Help of the Rising Sun
The Japanese have an understated way of going about things, which is why few in India have understood the magnitude of what New Delhi and Tokyo are attempting to accomplish in their bilateral relationship.
The Japanese have an understated way of going about things, which is why few in India have understood the magnitude of what New Delhi and Tokyo are attempting to accomplish in their bilateral relationship. While there has been an unsurprising interest in the visiting Japanese Prime Minister’s equally unsurprising call for India to sign the Comprehensive Test Ban Treaty, there should be greater public appreciation of such projects as the Delhi-Mumbai Industrial Corridor and the parallel hi-tech rail freight corridor. The industrial corridor, a $90 billion-infrastructure project, that would add a quarter to India’s industrial infrastructure, would be as transformative as the Indo-US civil nuclear deal or the Green Revolution. Yukio Hatoyama’s public endorsement of these industrial projects will come as a relief to New Delhi which had been uncertain whether the new left-of-centre coalition in Tokyo was as committed to them as its more conservative predecessors.
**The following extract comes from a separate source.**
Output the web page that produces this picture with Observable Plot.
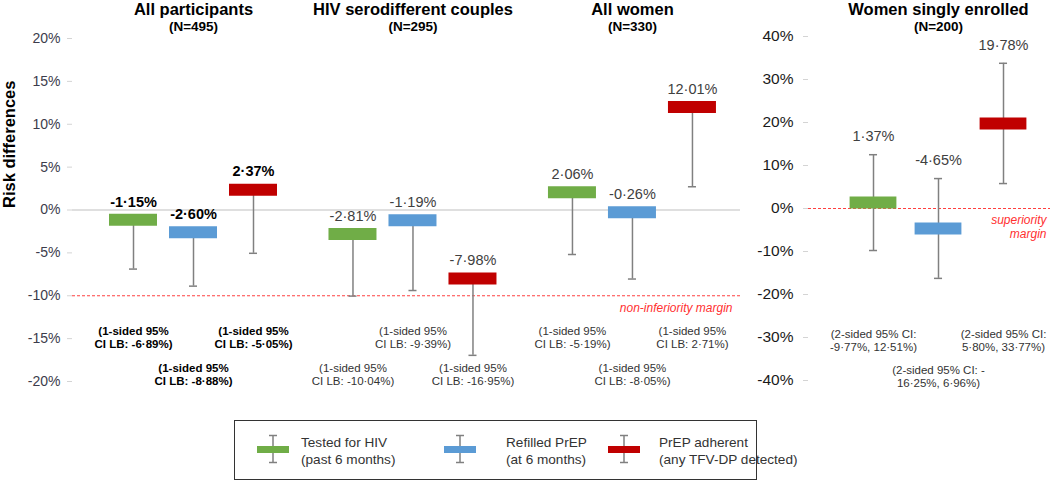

This uncertainty arises from an understanding of the initial motivations behind Japan’s interest in these projects. The original policy was driven by strategic concerns that Japan had become economically dependent on China, a country that had indicated its desire to supplant Japan economically and politically in Asia. Japanese manufacturers, however, found India a hostile environment because of the country’s poor infrastructure. The solution, therefore, was for Japan to build the infrastructure itself. Hence the two corridor projects. Mr Hatoyama’s government has come in with a different geopolitical vision, one where Japan and China bury their differences in a larger Asian architecture. Yet his government has renewed Tokyo’s commitment to the corridors. The evidence is that this is being driven by an acceptance that while strategic concerns may have been downgraded, the economic arguments for Japan to help develop India are now stronger than ever. India supplanted China last fiscal year as the number one destination for Japanese foreign direct investment.
Mr Hatoyama’s visit was thin on substance, reflecting the fact his government has been in power for less than four months. What is important is that the visit, squeezed in before the New Year began, showed a continuity of policy regarding India that may well make Japan one of the key guarantors of the rise of this country in the coming century.